Sure, Mark Brians can laugh at the clumsy banality of a gaming machine or the advertisement for nightclub, but what about the sin of Pride? What about the sin of Envy, so dangerous in the church-planting world? What about parental severity, or pastoral vanity, or private scrupulosity? These too are mockeries as goofy as Chuck-E-Cheese and as soul-sucking as a night-club. These too caricature and ape human life.
So there’s a practical application here: your sin, and my sin, and the sins of our brother in Christ are a mockery of the Real. Sin caricatures, it juvenilizes. Think of the grammar of the popular phrase “It’s Vegas, baby!” Sin infantilizes without restoring innocence. It makes one child-ish (in the worst sense) without making one child-like (in the glorious sense).
My brother and I talked a lot about mission in a city like Vegas. It was illuminating to hear his thoughts working inside the film and theater industry. He had a lot of wisdom, much of it broadly applicable to our islands as well. Most moving was his emphasis on the small and the relational. Cities like Las Vegas strip people of their personhood in the interest of industry. Doing the work of renaming, restoring, and re-identifying people as persons is a central task to mission in that City.

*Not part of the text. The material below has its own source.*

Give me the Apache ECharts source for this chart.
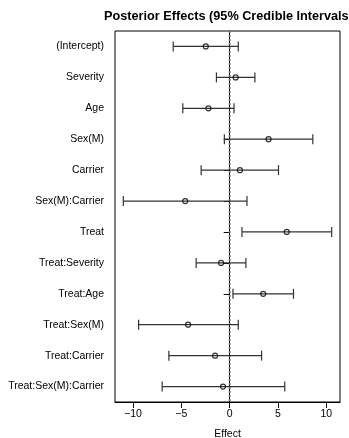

Being a church in Vegas is like being a midwife, delivering lives from the Parody to the Real.
I asked my brother the next day as we drove to church, what Las Vegas would look like if there was deep, lasting, and institutional revival. He told me he had no idea. Though there is much gold that might withstand the refiner’s fire, there is a lot of dross. Much would have to end. There is no framework for imagining such a future. All we can do, as we pray for the gospel to spread on the 9th island, is allow the Spirit to intercede for us, since we do not know what to pray, with groanings too deep for words (Rom. 8:26-27).